Posts

Comments

Comment by johfst on How Many Bits Of Optimization Can One Bit Of Observation Unlock? · 2023-04-28T07:55:33.183Z · LW · GW

I'm not sure about that; it seems like there's lots of instances where just a few bits of knowledge gets you lots of optimization power. Knowing Maxwell's equations lets you do electronics, and knowing which catalyst to use for the Haber process lets you make lots of food and bombs. If I encoded the instructions for making a nanofactory, that would probably be few bits compared to the amount of optimization you could do with that knowledge.

Comment by johfst on [Request for Distillation] Coherence of Distributed Decisions With Different Inputs Implies Conditioning · 2022-05-02T04:04:16.749Z · LW · GW

Registering that I will attempt this. Not sure if I will be able to produce something publishable in a reasonable amount of time, but I expect to learn from the attempt.

Also, I think some probabilities were left out of some sums there? Was that intentional, or a typo?

Comment by johfst on Experimenting with Android Digital Wellbeing · 2021-10-23T18:08:08.781Z · LW · GW

You can also use "focus mode" in the digital wellbeing section to disable apps during a certain window. I'm guessing it's intended for use during work, which is why the name doesn't really reflect its broader uses.

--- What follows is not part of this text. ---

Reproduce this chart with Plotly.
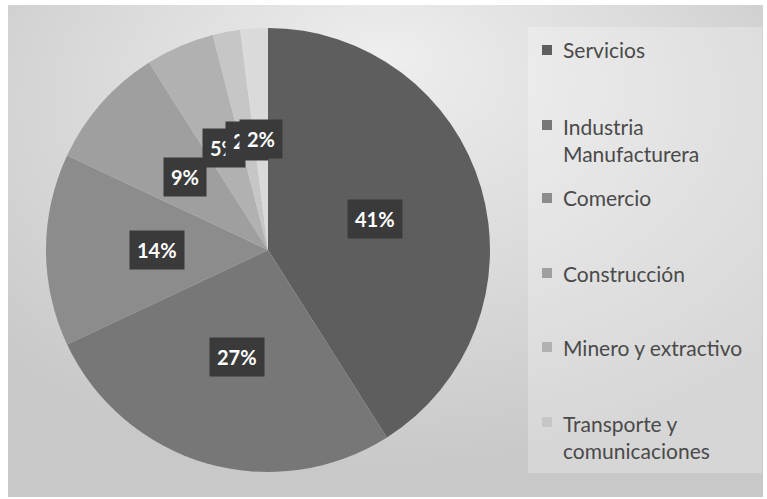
import base64
import math
import plotly.graph_objects as go

# Sector shares (percent) and their names
categories = ["Servicios", "Industria Manufacturera", "Comercio", "Construcción",
              "Minero y extractivo", "Transporte y comunicaciones", "Otros"]
shares = [41, 27, 14, 9, 5, 2, 2]
legend_labels = ["Servicios", "Industria<br>Manufacturera", "Comercio", "Construcción",
                 "Minero y extractivo", "Transporte y<br>comunicaciones"]

slice_colors = ["#5e5e5e", "#777777", "#8c8c8c", "#9f9f9f", "#b1b1b1", "#c6c6c6", "#dadada"]

W, H = 767, 499
# pie placement in pixels
cx, cy, R = 268, 250, 222
FONT = "Lato, 'Open Sans', sans-serif"

# soft radial backdrop as an inline SVG
svg = """<svg xmlns='http://www.w3.org/2000/svg' width='755' height='492' viewBox='0 0 755 492'>
<defs><radialGradient id='g' cx='0.5' cy='0.25' r='0.7' fx='0.5' fy='0.1'>
<stop offset='0' stop-color='#eeeeee'/><stop offset='0.5' stop-color='#dcdcdc'/>
<stop offset='1' stop-color='#c8c8c8'/></radialGradient></defs>
<rect width='755' height='492' fill='url(#g)'/></svg>"""
bg_src = "data:image/svg+xml;base64," + base64.b64encode(svg.encode()).decode()

fig = go.Figure()
fig.add_trace(go.Pie(
    labels=categories,
    values=shares,
    sort=False,
    direction="clockwise",
    rotation=0,
    marker=dict(colors=slice_colors, line=dict(width=0)),
    textinfo="none",
    hoverinfo="label+percent",
    showlegend=False,
    domain=dict(x=[(cx - R) / W, (cx + R) / W],
                y=[(H - cy - R) / H, (H - cy + R) / H]),
))

annotations = []
shapes = []

# value labels: dark boxes at half radius on each slice's mid-angle
total = sum(shares)
cum = 0
for v in shares:
    theta = 2 * math.pi * (cum + v / 2) / total
    cum += v
    px = cx + 0.5 * R * math.sin(theta)
    py = cy - 0.5 * R * math.cos(theta)
    annotations.append(dict(
        x=px / W, y=1 - py / H, xref="paper", yref="paper",
        text="<b>%d%%</b>" % v, showarrow=False,
        font=dict(family=FONT, size=20, color="white"),
        bgcolor="#3a3a3a", borderpad=7,
        xanchor="center", yanchor="middle",
    ))

# legend panel
shapes.append(dict(type="rect", xref="paper", yref="paper",
                   x0=528 / W, x1=762 / W, y0=1 - 473 / H, y1=1 - 27 / H,
                   fillcolor="rgba(255,255,255,0.25)", line=dict(width=0), layer="below"))
legend_y = [50, 140, 198, 273, 347, 437]
for lab, col, ly in zip(legend_labels, slice_colors, legend_y):
    top_line = ly if "<br>" not in lab else ly - 15
    shapes.append(dict(type="rect", xref="paper", yref="paper",
                       x0=542 / W, x1=552 / W,
                       y0=1 - (top_line + 5) / H, y1=1 - (top_line - 5) / H,
                       fillcolor=col, line=dict(width=0)))
    annotations.append(dict(
        x=561 / W, y=1 - ly / H, xref="paper", yref="paper",
        text=lab, showarrow=False, align="left",
        font=dict(family=FONT, size=21, color="#4a4a4a"),
        xanchor="left", yanchor="middle",
    ))

fig.update_layout(
    width=W, height=H,
    margin=dict(l=0, r=0, t=0, b=0),
    paper_bgcolor="white",
    plot_bgcolor="rgba(0,0,0,0)",
    images=[dict(source=bg_src, xref="paper", yref="paper",
                 x=8 / W, y=1 - 5 / H, sizex=755 / W, sizey=492 / H,
                 sizing="stretch", xanchor="left", yanchor="top", layer="below")],
    shapes=shapes,
    annotations=annotations,
    showlegend=False,
)

fig.write_html("out.html")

Comment by johfst on Rage Against The MOOChine · 2021-08-08T03:18:11.784Z · LW · GW

I just finished Andrew Ng's course as well, and had a similar experience to you. I do have a math background, so in retrospect it was probably a mistake to take it, but I saw it recommended so highly by people. I think the main value I got from it was the heuristics for debugging models and such, but I'm left wondering how many of those are even still relevant.

I'm still trying to learn ML though, so I'll take a look at your CS+ML guide. I remember trying fastai a few months ago and I felt there like I wasn't learning much there either, again other than debugging heuristics. I also don't like their special library, because I can't remember which things are part of the library and which are just pytorch (they're essentially teaching you two libraries at once, plus all the ML concepts--it's kind of a lot to keep in your head). Maybe I'll take another crack at it.

If you want another guide to pull from, I was following this one a few months ago. It stood out to me from the millions of other "86 bajillion books to learn computer science NOW" lists online because they intentionally limited it to a few subjects, and give their reasoning for each choice (and the reason some other popular books may be bad choices). It's much more CS focused, rather than programming focused, which is why I'm not following it now, but I plan to return to it when I actually have a job :)

Comment by johfst on The LessWrong 2018 Book is Available for Pre-order · 2020-12-03T06:24:40.049Z · LW · GW

These look amazing! I'm really blown away by the designs. I know it's early days, but do you think there will likely be stock left after preorders are filled? I generally don't like preordering things, but I will likely buy a copy once it's on sale unless there's an unforeseen quality issue, so if there won't be stock left then I'd like to just preorder.

Also, I took a look at the sample chapter and noticed a possible typographical error: on the 8th line of text on the back cover, it looks like there's two spaces between "blog" and "devoted". Same on line 12 between "essays" and "of". I might just be seeing things though.